Pierre Deloire — Durckheim

Pierre Deloire (pseudonyme de )
Émile Durckheim — Le Suicide
La Revue socialistetome XXVI (p. 635-636).
Émile Durkheim, professeur de sociologie à la Faculté des Lettres de l’Université de Bordeaux. — Le Suicide, étude de sociologie. — F. Alcan, éditeur.

M. Durkheim étudie dans ce livre le suicide en ce en quoi le suicide est un phénomène social, c’est-à-dire déterminé par des causes humaines non individuelles. Non pas que l’auteur méconnaisse la valeur des causes humaines individuelles ; non pas qu’il méconnaisse la valeur des causes non humaines, des causes naturelles ; mais il pense que toutes ces causes non sociales laissent intacte la valeur des causes sociales : dès lors celles-ci peuvent constituer un objet propre à la sociologie.

M. Durkheim, pour étudier cet objet, se sert surtout de la statistique : il est ainsi condamné à n’étudier que les manifestations extérieures, toujours un peu grossières et inexactes, des sentiments sociaux qui peuvent causer le suicide ; mais il étudie ces manifestations avec une scrupuleuse patience de savant ; nous regretterons seulement qu’il n’ait pas pris garde assez peut-être aux définitions d’où il est parti pour établir ses chiffres : par exemple quand il parle du vol il oublie le vol incessant du surtravail commis par la plupart des employeurs, et quand il parle de l’infanticide il paraît oublier que sans doute il y a des raisons pour que ce soient les femmes qui commettent ce crime…
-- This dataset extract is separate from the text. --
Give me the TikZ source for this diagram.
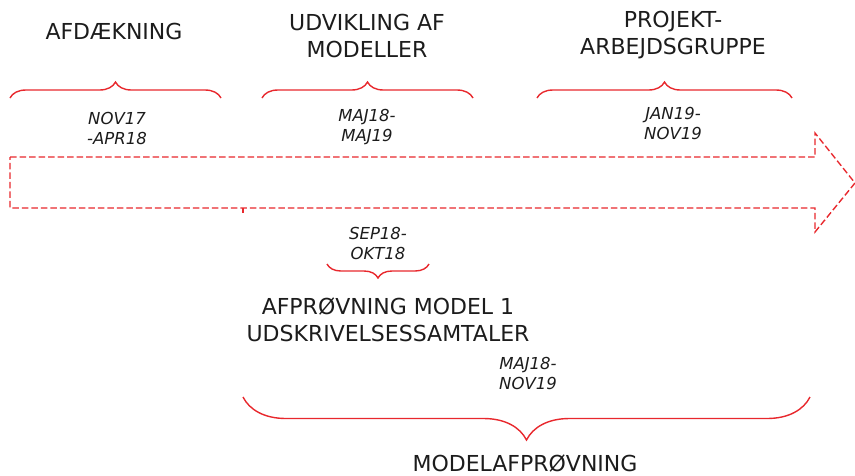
\documentclass[tikz,border=0pt]{standalone}
\usepackage{fontspec}
\setmainfont{DejaVu Sans}
\usetikzlibrary{decorations.pathreplacing}

\definecolor{tlred}{RGB}{232,40,45}
\definecolor{tltext}{RGB}{28,28,28}

\begin{document}
\begin{tikzpicture}[x=1pt, y=-1pt,
    every node/.style={inner sep=0pt, align=center, text=tltext},
    titel/.style={font=\fontsize{22}{27}\selectfont},
    dato/.style={font=\fontsize{16.5}{20}\selectfont\itshape},
    klamme/.style={draw=tlred, line width=1.4pt, decorate,
        decoration={brace, amplitude=#1}}]
    \useasboundingbox (0,0) rectangle (855,475);

    % Pil
    \draw[tlred, line width=1.4pt, dash pattern=on 6.5pt off 3pt]
        (10,157) -- (815,157) -- (815,133) -- (855,183) -- (815,232)
        -- (815,208) -- (10,208) -- cycle;
    \draw[tlred, line width=1.4pt] (243,208) -- (243,213);

    % Tekster
    \node[titel] (afd) at (114,31) {AFDÆKNING};
    \node[titel] (udv) at (367,35.5) {UDVIKLING AF\\MODELLER};
    \node[titel] (proj) at (673,35.5) {PROJEKT-\\ARBEJDSGRUPPE};
    \node[dato] (dafd) at (117,128) {NOV17\\-APR18};
    \node[dato] (dudv) at (367,127) {MAJ18-\\MAJ19};
    \node[dato] (dproj) at (673,123) {JAN19-\\NOV19};
    \node[dato] (dsep) at (378,243) {SEP18-\\OKT18};
    \node[titel] (afp) at (388,320) {AFPRØVNING MODEL 1\\UDSKRIVELSESSAMTALER};
    \node[dato] (dmod) at (528,373) {MAJ18-\\NOV19};
    \node[titel] (mod) at (525,463) {MODELAFPRØVNING};

    % Klammer
    \coordinate (k1a) at (10,98);   \coordinate (k1b) at (221,98);
    \coordinate (k2a) at (262,98);  \coordinate (k2b) at (473,98);
    \coordinate (k3a) at (537,98);  \coordinate (k3b) at (792,98);
    \coordinate (k4a) at (429,264); \coordinate (k4b) at (327,264);
    \coordinate (k5a) at (810,397); \coordinate (k5b) at (243,397);
    \draw[klamme=16] (k1a) -- (k1b);
    \draw[klamme=16] (k2a) -- (k2b);
    \draw[klamme=16] (k3a) -- (k3b);
    \draw[klamme=14] (k4a) -- (k4b);
    \draw[klamme=43] (k5a) -- (k5b);
\end{tikzpicture}
\end{document}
M. Durkheim distingue ainsi quatre espèces de suicides : les suicides égoïstes, c’est-à-dire ceux qui sont causés par le manque de société, ceux qui « varient en raison inverse du degré d’intégration de la société » religieuse, de la société domestique, de la société politique, en un mot des groupes sociaux dont fait partie l’individu ; les suicides altruistes, c’est-à-dire ceux qui sont causés par le manque d’individualité ; les suicides anomiques, c’est-à-dire ceux qui sont causés par le déséquilibre de la vie ; enfin les suicides que l’on pourrait appeler fatalistes, et qui sont causés par l’ennui d’un invariable équilibre.

En particulier M. Durkheim constate que le suicide égoïste, considéré comme une maladie sociale, s’est beaucoup aggravé dans notre civilisation occidentale depuis le commencement de ce siècle. Pour porter remède à ce mal, il faut reconstituer, et sans doute il suffit, selon lui, de reconstituer en sociétés solides les groupements corporatifs. M. Durkheim oublie que ce n’est pas en vain que les hommes ont goûté au désir de l’harmonie universelle et perdu le goût des harmonies trop particulières. Pour que le boulanger d’à présent aime à se lier d’une société solide avec les boulangers ses voisins, il faut qu’il sente au-dessus de sa corporation une la cité une et harmonieuse dont sa corporation sera seulement un organe. Le temps est passé où l’on pouvait espérer bâtir avec des justices et des harmonies particulières en définitive une injustice totale.